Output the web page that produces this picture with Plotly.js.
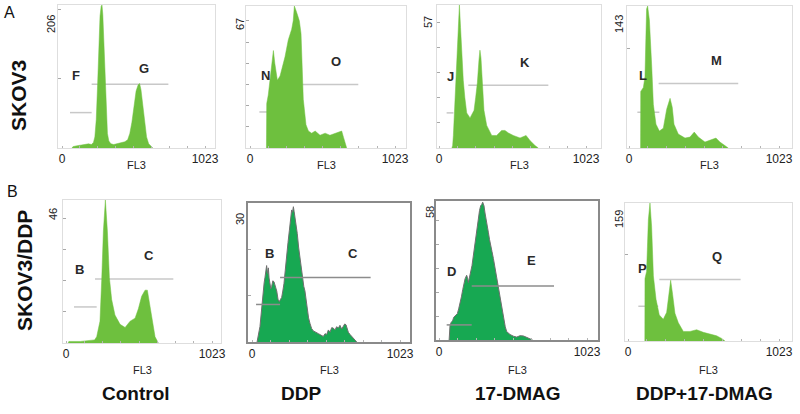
<!DOCTYPE html>
<html>
<head>
<meta charset="utf-8">
<script src="https://cdn.plot.ly/plotly-3.0.1.min.js"></script>
<style>html,body{margin:0;padding:0;background:#fff;}#chart{width:800px;height:414px;}</style>
</head>
<body>
<div id="chart"></div>
<script>
// ---------- DATA ----------
const rowLabels = ['SKOV3', 'SKOV3/DDP'];
const rowLetters = ['A', 'B'];
const colLabels = ['Control', 'DDP', '17-DMAG', 'DDP+17-DMAG'];
const axisTitle = 'FL3';
const xTickText = ['0', '1023'];
const yMaxLabels = [206, 67, 57, 143, 46, 30, 58, 159];

// SKOV3 - Control
const ch1 = [70,80,100,130,160,190,210,225,235,245,255,265,272,280,286,292,300,308,316,325,335,350,370,390,410,430,450,470,485,500,515,530,545,555,565,578,590,605,620,640,650];
const n1  = [0,2,3,4,4,6,5,8,16,41,93,155,190,204,206,192,148,93,45,21,10,6,5,6,7,8,9,12,21,37,62,82,91,93,84,62,37,16,6,1,0];
// SKOV3 - DDP
const ch2 = [116,118,129,145,158,165,175,185,193,212,230,247,270,294,305,313,329,348,360,365,376,395,412,435,460,494,530,564,611,647,660,670,682];
const n2  = [0,21,25,34,42,46,40,34,32,34,39,43,51,56,60,67,64,60,54,46,23,11,8,7,8,6,7,6,7,8,5,3,0];
// SKOV3 - 17-DMAG
const ch3 = [90,95,100,108,115,122,128,135,142,150,158,169,180,193,216,244,255,267,278,285,292,297,305,313,332,367,401,436,459,483,517,564,606,633,668,691];
const n3  = [0,1,5,15,26,38,46,53,57,48,38,27,20,14,12,15,20,26,35,39,36,31,22,15,9,5,5,7,7,6,5,4,5,3,1,0];
// SKOV3 - DDP+17-DMAG
const ch4 = [79,80,98,109,115,120,127,133,139,155,166,184,207,234,257,280,295,307,336,382,416,445,473,518,564,593,620,666,677];
const n4  = [0,57,61,72,110,140,143,138,129,82,44,24,17,20,39,50,41,24,14,10,11,16,11,6,8,10,6,1,0];
// SKOV3/DDP - Control
const ch5 = [15,20,100,200,215,238,250,262,276,290,304,320,343,379,414,449,484,507,530,554,570,593,624,647];
const n5  = [0,0.5,0.5,1,2,7,20,36,46,36,21,14,9,6,5,7,8,11,15,17,17,10,2,0];
// SKOV3/DDP - DDP
const ch6 = [35,37,50,55,62,67,73,78,84,90,95,101,107,113,118,124,130,136,144,152,160,171,180,189,197,205,213,221,230,240,249,258,266,274,280,286,291,297,305,313,322,332,341,350,358,366,374,382,391,401,412,424,440,459,476,493,505,516,528,539,551,562,574,585,597,608,620,631,641,650,658,666,678,689,700,712,724];
const n6  = [0,0.5,2.5,3.3,5.5,7.5,10,12,12.8,14,15.5,16.5,14.8,16,13.8,13,11.5,12,13.2,13,12,11,9.2,8.7,9.2,9.6,11,12.6,15.5,18,21.5,24,26.8,28.5,28,29.2,28.2,27,25.5,23.4,20.5,18,15.2,14,12,11,8.8,7.5,5.2,4,2.9,2.4,2.2,1.8,1.5,1.2,1.8,1.6,2.6,2.1,3.1,3,2.6,3.3,3,3.6,2.8,3.3,3.9,3.7,2.9,2.1,1.6,1.2,0.7,0.3,0];
// SKOV3/DDP - 17-DMAG
const ch7 = [70,76,85,94,102,111,119,127,136,145,155,164,172,180,191,197,203,211,219,228,237,246,256,264,272,280,288,295,302,311,318,325,333,341,349,357,366,376,388,399,408,417,425,433,441,449,458,468,480,491,514,537,560,583,606,629,647];
const n7  = [0,6,7.5,8,9.5,10,10.5,11,13,15,18,21,23.5,25.5,27,26,24,26,28,31,35,39,43,48,52,54,56,56.5,57.5,56,53,50,47,45,42,39,37,34,30,25.5,23,20,17,14,11,8,5.5,3.5,2.8,2.3,1.6,1.2,1.8,1.7,1.1,0.6,0];
// SKOV3/DDP - DDP+17-DMAG
const ch8 = [114,115,126,138,149,160,172,190,212,239,262,278,289,302,318,341,375,420,465,510,555,600,634,657];
const n8  = [0,72,80,140,159,132,75,48,30,25,33,59,70,54,32,21,11,11,13,10,8,6,3,0];

// gate markers: [channel start, channel end, count level]
const gateLeft  = [[57,212,51],[66,212,17],[53,100,14],[57,207,36],[56,215,11.6],[28,194,8.1],[53,226,6.3],[70,205,40]];
const gateRight = [[212,761,92],[193,764,30],[204,761,25],[202,745,65],[203,752,20.6],[194,820,13.9],[226,795,22.5],[212,763,71]];
const gateNames = [['F','G'],['N','O'],['J','K'],['L','M'],['B','C'],['B','C'],['D','E'],['P','Q']];
const gateNameLeftPos  = [[100,105],[110,34],[81,28.5],[93,73],[98,23.6],[120,19.2],[88,28.5],[99,84]];
const gateNameRightPos = [[587,114],[607,41],[599,34],[598,88],[584,28],[700,19],[641,33],[605,97]];

const chans = [ch1,ch2,ch3,ch4,ch5,ch6,ch7,ch8];
const counts = [n1,n2,n3,n4,n5,n6,n7,n8];

// ---------- LAYOUT (pixel geometry) ----------
const W = 800, H = 414;
const geom = [
  {L:58, R:215, T:5,   B:148, p0:62,  p1:205},
  {L:246,R:406, T:6,   B:148, p0:250, p1:395},
  {L:437,R:601, T:5,   B:148, p0:439, p1:586},
  {L:627,R:792, T:6,   B:148, p0:629, p1:779},
  {L:63, R:221, T:200, B:343, p0:66,  p1:212},
  {L:248,R:410, T:203, B:342, p0:252, p1:400},
  {L:436,R:598, T:201, B:340, p0:439, p1:587},
  {L:625,R:792, T:203, B:341, p0:628, p1:779}
];
const yDtick = [100,10,10,100,10,10,10,100];
const yLabX = [51,240,428,619,53,240,430,619];
const yLabY = [24,24,22,24,214,219,212,219];
const darkFrame = [false,false,false,false,false,true,true,false];

const FONT = '"Liberation Sans", Arial, Helvetica, sans-serif';
const NARROW = '"Liberation Sans Narrow", "Arial Narrow", "Liberation Sans", Arial, sans-serif';
const px = x => x / W;
const py = y => 1 - y / H;

const lightGreen = '#6ec03e';
const darkGreen = '#17a852';

const traces = [];
const layout = {
  width: W, height: H,
  margin: {l:0, r:0, t:0, b:0},
  paper_bgcolor: '#fff', plot_bgcolor: '#fff',
  showlegend: false,
  font: {family: FONT, color: '#222'},
  shapes: [], annotations: []
};

const xTickVals = [0,128,256,384,512,640,768,896,1023];
const xTickLab = xTickVals.map(v => v === 0 ? xTickText[0] : (v === 1023 ? xTickText[1] : ''));

geom.forEach((g, i) => {
  const n = i + 1;
  const xr = n === 1 ? 'x' : 'x' + n;
  const yr = n === 1 ? 'y' : 'y' + n;
  const xa = n === 1 ? 'xaxis' : 'xaxis' + n;
  const ya = n === 1 ? 'yaxis' : 'yaxis' + n;
  const s = (g.p1 - g.p0) / 1023;
  const dark = darkFrame[i];
  const frameColor = dark ? '#8a8a8a' : '#dedede';

  traces.push({
    type: 'scatter', mode: 'lines', x: chans[i], y: counts[i],
    xaxis: xr, yaxis: yr, fill: 'tozeroy',
    fillcolor: dark ? darkGreen : lightGreen,
    line: {color: dark ? '#6f6f6f' : lightGreen, width: dark ? 1 : 0.5},
    hoverinfo: 'skip'
  });

  layout[xa] = {
    domain: [px(g.L), px(g.R)], anchor: yr,
    range: [(g.L - g.p0) / s, (g.R - g.p0) / s],
    showgrid: false, zeroline: false,
    showline: true, mirror: true, linecolor: frameColor, linewidth: dark ? 2 : 1,
    tickmode: 'array', tickvals: xTickVals, ticktext: xTickLab,
    ticks: 'inside', ticklen: 2, tickcolor: '#b5b5b5',
    tickfont: {size: 12, color: '#222', family: FONT},
    fixedrange: true
  };
  layout[ya] = {
    domain: [py(g.B), py(g.T)], anchor: xr,
    range: [0, yMaxLabels[i]],
    showgrid: false, zeroline: false,
    showline: true, mirror: true, linecolor: frameColor, linewidth: dark ? 2 : 1,
    showticklabels: false, ticks: 'inside', ticklen: 3, tickcolor: '#a8a8a8',
    tick0: 0, dtick: yDtick[i], fixedrange: true
  };

  // gate lines
  const gcol = dark ? '#8c8c8c' : '#c8c8c8';
  [gateLeft[i], gateRight[i]].forEach(gt => {
    layout.shapes.push({type: 'line', xref: xr, yref: yr, layer: dark ? 'above' : 'below',
      x0: gt[0], x1: gt[1], y0: gt[2], y1: gt[2],
      line: {color: gcol, width: 1.5}});
  });
  // gate letters
  [[gateNames[i][0], gateNameLeftPos[i]], [gateNames[i][1], gateNameRightPos[i]]].forEach(([t, p]) => {
    layout.annotations.push({xref: xr, yref: yr, x: p[0], y: p[1], text: '<b>' + t + '</b>',
      showarrow: false, font: {size: 13, color: '#2a2a2a', family: FONT}});
  });
  // y max label
  layout.annotations.push({xref: 'paper', yref: 'paper', x: px(yLabX[i]), y: py(yLabY[i]),
    text: String(yMaxLabels[i]), textangle: -90, showarrow: false,
    xanchor: 'center', yanchor: 'middle', font: {size: 11, color: '#222', family: FONT}});
  // FL3 title
  layout.annotations.push({xref: 'paper', yref: 'paper', x: px((g.L + g.R) / 2), y: py(i < 4 ? 165 : 370),
    text: axisTitle, showarrow: false, xanchor: 'center', yanchor: 'middle',
    font: {size: 11, color: '#222', family: FONT}});
});

// row letters and row labels
const rowLetterPos = [[9, 12], [12, 191]];
const rowLabelPos = [[18, 96], [24, 271]];
rowLetters.forEach((t, i) => {
  layout.annotations.push({xref: 'paper', yref: 'paper', x: px(rowLetterPos[i][0]), y: py(rowLetterPos[i][1]),
    text: t, showarrow: false, xanchor: 'center', yanchor: 'middle',
    font: {size: 16, color: '#111', family: FONT}});
});
rowLabels.forEach((t, i) => {
  layout.annotations.push({xref: 'paper', yref: 'paper', x: px(rowLabelPos[i][0]), y: py(rowLabelPos[i][1]),
    text: '<b>' + t + '</b>', textangle: -90, showarrow: false, xanchor: 'center', yanchor: 'middle',
    font: {size: 21, color: '#111', family: FONT}});
});
// column labels
const colLabelX = [136, 301, 518, 704];
colLabels.forEach((t, i) => {
  layout.annotations.push({xref: 'paper', yref: 'paper', x: px(colLabelX[i]), y: py(393),
    text: '<b>' + t + '</b>', showarrow: false, xanchor: 'center', yanchor: 'middle',
    font: {size: 19, color: '#111', family: FONT}});
});

Plotly.newPlot('chart', traces, layout, {staticPlot: true, displayModeBar: false});
</script>
</body>
</html>
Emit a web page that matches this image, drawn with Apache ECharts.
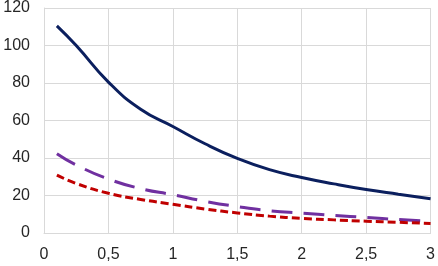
<!DOCTYPE html>
<html><head><meta charset="utf-8">
<script src="https://cdn.jsdelivr.net/npm/echarts@6/dist/echarts.min.js"></script>
<style>html,body{margin:0;padding:0;background:#fff}#c{width:438px;height:266px}</style>
</head><body><div id="c"></div>
<script>
var xValues = [0.1, 0.25, 0.5, 0.75, 1, 1.25, 1.5, 1.75, 2, 2.25, 2.5, 2.75, 3];
var solidSeries = [110.5, 100, 80.5, 66, 56.8, 47.6, 39.8, 33.8, 29.6, 26.2, 23.2, 20.7, 18.3];
var longDashSeries = [42.3, 36.3, 28.8, 23.7, 20.4, 16.9, 14.1, 11.9, 10.6, 9.4, 8.3, 7.2, 6.3];
var shortDashSeries = [30.9, 26.4, 21.2, 17.9, 15.3, 12.8, 10.7, 9.0, 7.8, 7.0, 6.3, 5.7, 5.1];
var xTicks = {min: 0, max: 3, interval: 0.5};
var yTicks = {min: 0, max: 120, interval: 20};

function pairs(ys){ return xValues.map(function(x,i){ return [x, ys[i]]; }); }
var font = 'Liberation Sans';
var chart = echarts.init(document.getElementById('c'), null, {renderer:'canvas'});
chart.setOption({
  animation: false,
  grid: {left: 44, right: 3, top: 5, bottom: 33},
  xAxis: {
    type: 'value', min: xTicks.min, max: xTicks.max, interval: xTicks.interval,
    axisLine: {show: true, lineStyle: {color: '#d9d9d9', width: 1}},
    axisTick: {show: false},
    splitLine: {show: true, lineStyle: {color: '#d9d9d9', width: 1}},
    axisLabel: {color: '#262626', fontFamily: font, fontSize: 16, margin: 14,
      formatter: function(v){ return String(v).replace('.', ','); }}
  },
  yAxis: {
    type: 'value', min: yTicks.min, max: yTicks.max, interval: yTicks.interval,
    axisLine: {show: true, lineStyle: {color: '#d9d9d9', width: 1}},
    axisTick: {show: false},
    splitLine: {show: true, lineStyle: {color: '#d9d9d9', width: 1}},
    axisLabel: {color: '#262626', fontFamily: font, fontSize: 16, margin: 14}
  },
  series: [
    {type: 'line', data: pairs(solidSeries), smooth: 0.5, showSymbol: false,
     lineStyle: {color: '#0b1f5e', width: 3}},
    {type: 'line', data: pairs(longDashSeries), smooth: 0.5, showSymbol: false,
     lineStyle: {color: '#7030a0', width: 3, type: [21, 11]}},
    {type: 'line', data: pairs(shortDashSeries), smooth: 0.5, showSymbol: false,
     lineStyle: {color: '#c00000', width: 3, type: [8, 4]}}
  ]
});
</script></body></html>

--

- What is expected -
Starting with the first line of the data above and ending with the line containing "const yMaxLabels = [206, 67, 57, 143, 46, 30, 58, 159];", please restate every line exactly, leaving images out.

- Written solution -
Output the web page that produces this picture with Plotly.js.
<!DOCTYPE html>
<html>
<head>
<meta charset="utf-8">
<script src="https://cdn.plot.ly/plotly-3.0.1.min.js"></script>
<style>html,body{margin:0;padding:0;background:#fff;}#chart{width:800px;height:414px;}</style>
</head>
<body>
<div id="chart"></div>
<script>
// ---------- DATA ----------
const rowLabels = ['SKOV3', 'SKOV3/DDP'];
const rowLetters = ['A', 'B'];
const colLabels = ['Control', 'DDP', '17-DMAG', 'DDP+17-DMAG'];
const axisTitle = 'FL3';
const xTickText = ['0', '1023'];
const yMaxLabels = [206, 67, 57, 143, 46, 30, 58, 159];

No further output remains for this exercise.